## SUPPLIED MATERIAL

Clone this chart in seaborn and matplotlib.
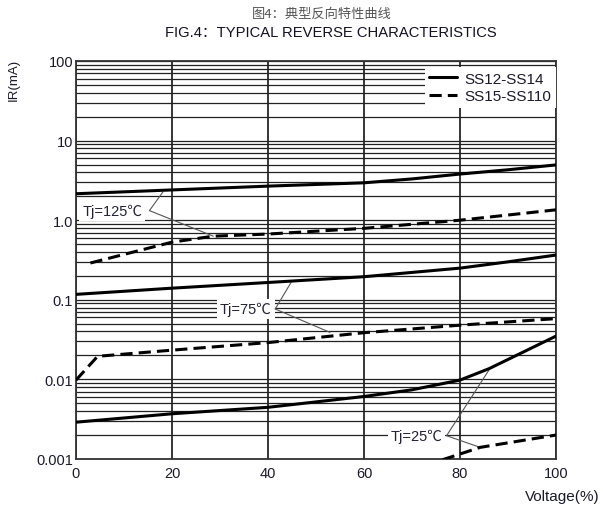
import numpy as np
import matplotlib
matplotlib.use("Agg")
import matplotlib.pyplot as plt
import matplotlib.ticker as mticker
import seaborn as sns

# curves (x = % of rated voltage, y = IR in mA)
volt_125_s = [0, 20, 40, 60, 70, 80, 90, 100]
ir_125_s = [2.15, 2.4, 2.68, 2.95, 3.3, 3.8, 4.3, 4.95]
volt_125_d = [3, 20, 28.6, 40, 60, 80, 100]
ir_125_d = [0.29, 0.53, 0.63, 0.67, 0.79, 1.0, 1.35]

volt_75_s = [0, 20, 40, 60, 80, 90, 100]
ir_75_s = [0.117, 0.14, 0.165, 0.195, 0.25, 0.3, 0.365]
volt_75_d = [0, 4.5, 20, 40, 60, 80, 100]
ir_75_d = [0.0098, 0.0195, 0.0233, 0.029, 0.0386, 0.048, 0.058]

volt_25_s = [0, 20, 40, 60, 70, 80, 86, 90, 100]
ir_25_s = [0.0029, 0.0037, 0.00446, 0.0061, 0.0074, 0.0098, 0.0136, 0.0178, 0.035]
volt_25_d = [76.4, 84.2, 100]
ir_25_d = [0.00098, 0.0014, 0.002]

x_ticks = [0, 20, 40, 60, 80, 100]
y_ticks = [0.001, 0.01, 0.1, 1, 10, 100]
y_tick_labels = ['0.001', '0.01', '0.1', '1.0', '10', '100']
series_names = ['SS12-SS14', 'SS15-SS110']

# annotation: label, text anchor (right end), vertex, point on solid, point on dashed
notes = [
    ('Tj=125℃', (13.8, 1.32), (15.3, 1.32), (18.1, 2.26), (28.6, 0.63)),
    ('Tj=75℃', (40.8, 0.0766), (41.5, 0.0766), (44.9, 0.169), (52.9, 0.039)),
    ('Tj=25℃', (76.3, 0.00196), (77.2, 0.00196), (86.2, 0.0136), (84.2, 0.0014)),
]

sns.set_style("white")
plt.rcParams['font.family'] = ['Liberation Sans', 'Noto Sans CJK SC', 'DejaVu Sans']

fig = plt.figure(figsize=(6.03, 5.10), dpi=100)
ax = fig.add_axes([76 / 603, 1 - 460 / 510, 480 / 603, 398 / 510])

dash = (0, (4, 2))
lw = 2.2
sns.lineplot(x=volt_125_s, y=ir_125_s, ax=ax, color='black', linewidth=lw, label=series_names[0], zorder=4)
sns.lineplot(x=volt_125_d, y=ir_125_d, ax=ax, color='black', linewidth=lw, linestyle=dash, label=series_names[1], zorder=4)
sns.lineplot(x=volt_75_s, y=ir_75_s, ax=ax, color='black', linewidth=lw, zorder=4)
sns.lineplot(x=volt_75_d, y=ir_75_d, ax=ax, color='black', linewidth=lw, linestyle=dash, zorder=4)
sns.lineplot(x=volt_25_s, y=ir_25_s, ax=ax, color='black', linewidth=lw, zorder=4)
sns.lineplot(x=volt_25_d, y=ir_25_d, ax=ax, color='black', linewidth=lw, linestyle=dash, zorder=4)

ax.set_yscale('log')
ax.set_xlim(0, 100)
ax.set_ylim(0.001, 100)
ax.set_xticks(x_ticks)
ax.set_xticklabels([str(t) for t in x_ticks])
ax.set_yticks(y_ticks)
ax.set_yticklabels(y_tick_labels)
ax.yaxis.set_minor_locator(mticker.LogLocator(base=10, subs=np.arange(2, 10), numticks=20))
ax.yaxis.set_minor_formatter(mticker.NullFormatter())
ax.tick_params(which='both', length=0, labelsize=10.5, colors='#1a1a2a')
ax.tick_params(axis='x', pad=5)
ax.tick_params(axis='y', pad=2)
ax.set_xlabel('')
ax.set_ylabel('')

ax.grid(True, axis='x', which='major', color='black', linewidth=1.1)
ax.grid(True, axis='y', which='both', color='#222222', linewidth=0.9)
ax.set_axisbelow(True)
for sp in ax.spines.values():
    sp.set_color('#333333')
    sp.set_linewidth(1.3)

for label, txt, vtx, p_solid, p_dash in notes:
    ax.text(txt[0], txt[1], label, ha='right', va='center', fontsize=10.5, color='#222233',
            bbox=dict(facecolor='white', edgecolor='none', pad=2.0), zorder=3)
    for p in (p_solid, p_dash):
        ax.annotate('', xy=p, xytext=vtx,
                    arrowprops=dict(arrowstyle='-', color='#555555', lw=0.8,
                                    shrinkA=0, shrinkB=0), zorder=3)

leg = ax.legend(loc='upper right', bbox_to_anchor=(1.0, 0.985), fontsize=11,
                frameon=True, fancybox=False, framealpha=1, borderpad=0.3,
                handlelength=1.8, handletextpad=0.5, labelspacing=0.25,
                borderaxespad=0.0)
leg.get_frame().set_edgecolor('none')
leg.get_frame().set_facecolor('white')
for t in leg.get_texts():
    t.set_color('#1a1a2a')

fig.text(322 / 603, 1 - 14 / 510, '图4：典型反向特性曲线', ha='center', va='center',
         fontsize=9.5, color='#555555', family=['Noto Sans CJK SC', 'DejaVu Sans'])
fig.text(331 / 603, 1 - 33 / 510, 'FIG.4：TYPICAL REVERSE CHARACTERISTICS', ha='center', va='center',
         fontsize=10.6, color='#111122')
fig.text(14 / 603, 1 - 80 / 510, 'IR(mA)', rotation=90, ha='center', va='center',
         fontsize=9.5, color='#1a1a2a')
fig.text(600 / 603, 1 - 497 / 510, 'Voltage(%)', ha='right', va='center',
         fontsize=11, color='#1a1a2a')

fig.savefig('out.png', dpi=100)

==

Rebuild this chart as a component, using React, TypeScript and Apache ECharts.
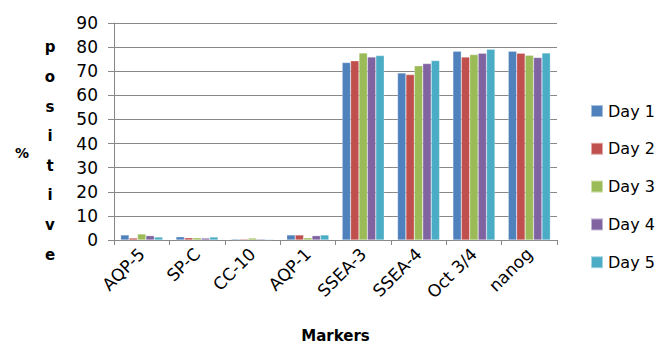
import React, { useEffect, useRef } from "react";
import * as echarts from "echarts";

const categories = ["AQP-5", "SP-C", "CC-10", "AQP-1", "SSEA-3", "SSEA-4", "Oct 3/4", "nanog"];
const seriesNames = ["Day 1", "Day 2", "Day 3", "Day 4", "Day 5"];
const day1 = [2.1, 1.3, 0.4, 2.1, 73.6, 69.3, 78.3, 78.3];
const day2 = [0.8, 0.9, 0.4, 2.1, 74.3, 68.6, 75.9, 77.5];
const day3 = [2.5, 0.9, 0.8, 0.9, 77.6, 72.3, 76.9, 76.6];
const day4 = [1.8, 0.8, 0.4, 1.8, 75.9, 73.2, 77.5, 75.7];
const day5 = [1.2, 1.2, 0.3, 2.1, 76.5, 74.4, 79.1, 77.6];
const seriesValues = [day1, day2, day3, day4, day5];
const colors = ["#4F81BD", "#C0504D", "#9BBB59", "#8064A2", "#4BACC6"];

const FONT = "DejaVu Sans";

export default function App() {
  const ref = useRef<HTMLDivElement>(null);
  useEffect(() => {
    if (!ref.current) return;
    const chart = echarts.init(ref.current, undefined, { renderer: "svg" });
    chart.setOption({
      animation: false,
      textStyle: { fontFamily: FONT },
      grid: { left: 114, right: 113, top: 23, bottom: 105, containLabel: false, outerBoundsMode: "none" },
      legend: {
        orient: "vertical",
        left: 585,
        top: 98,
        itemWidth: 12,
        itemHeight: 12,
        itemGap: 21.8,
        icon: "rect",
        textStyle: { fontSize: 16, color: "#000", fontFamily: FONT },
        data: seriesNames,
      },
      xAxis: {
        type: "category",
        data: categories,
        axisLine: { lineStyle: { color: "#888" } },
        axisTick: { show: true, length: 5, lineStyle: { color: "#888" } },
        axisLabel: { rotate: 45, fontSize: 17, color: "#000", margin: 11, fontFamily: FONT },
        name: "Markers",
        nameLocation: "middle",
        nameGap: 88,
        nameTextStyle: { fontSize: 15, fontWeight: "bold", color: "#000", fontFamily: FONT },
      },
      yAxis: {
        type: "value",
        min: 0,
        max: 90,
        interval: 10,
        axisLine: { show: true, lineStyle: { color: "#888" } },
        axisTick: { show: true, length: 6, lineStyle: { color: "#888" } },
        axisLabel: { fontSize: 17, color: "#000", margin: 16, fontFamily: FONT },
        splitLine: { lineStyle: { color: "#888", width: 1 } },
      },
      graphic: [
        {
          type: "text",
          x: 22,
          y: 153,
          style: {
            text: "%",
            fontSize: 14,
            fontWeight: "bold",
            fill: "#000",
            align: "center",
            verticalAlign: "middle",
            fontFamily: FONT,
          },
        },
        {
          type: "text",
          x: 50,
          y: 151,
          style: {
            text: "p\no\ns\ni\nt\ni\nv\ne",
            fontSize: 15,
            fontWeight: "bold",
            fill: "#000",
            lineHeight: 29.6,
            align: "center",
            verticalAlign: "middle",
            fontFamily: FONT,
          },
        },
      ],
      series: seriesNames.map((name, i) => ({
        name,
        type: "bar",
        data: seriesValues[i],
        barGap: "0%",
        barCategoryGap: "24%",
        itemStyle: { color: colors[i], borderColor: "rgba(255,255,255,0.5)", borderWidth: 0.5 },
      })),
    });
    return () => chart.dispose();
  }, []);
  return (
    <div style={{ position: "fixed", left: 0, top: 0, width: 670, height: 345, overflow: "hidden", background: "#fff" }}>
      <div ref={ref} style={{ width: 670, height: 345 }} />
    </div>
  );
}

## TASK DIRECTIONS
From the line containing "Clone this chart in seaborn and matplotlib." to the line containing "ir_125_d = [0.29, 0.53, 0.63, 0.67, 0.79, 1.0, 1.35]", both lines included, give the text again exactly, without any pictures.

## ANSWER TO THE TASK
Clone this chart in seaborn and matplotlib.
import numpy as np
import matplotlib
matplotlib.use("Agg")
import matplotlib.pyplot as plt
import matplotlib.ticker as mticker
import seaborn as sns

# curves (x = % of rated voltage, y = IR in mA)
volt_125_s = [0, 20, 40, 60, 70, 80, 90, 100]
ir_125_s = [2.15, 2.4, 2.68, 2.95, 3.3, 3.8, 4.3, 4.95]
volt_125_d = [3, 20, 28.6, 40, 60, 80, 100]
ir_125_d = [0.29, 0.53, 0.63, 0.67, 0.79, 1.0, 1.35]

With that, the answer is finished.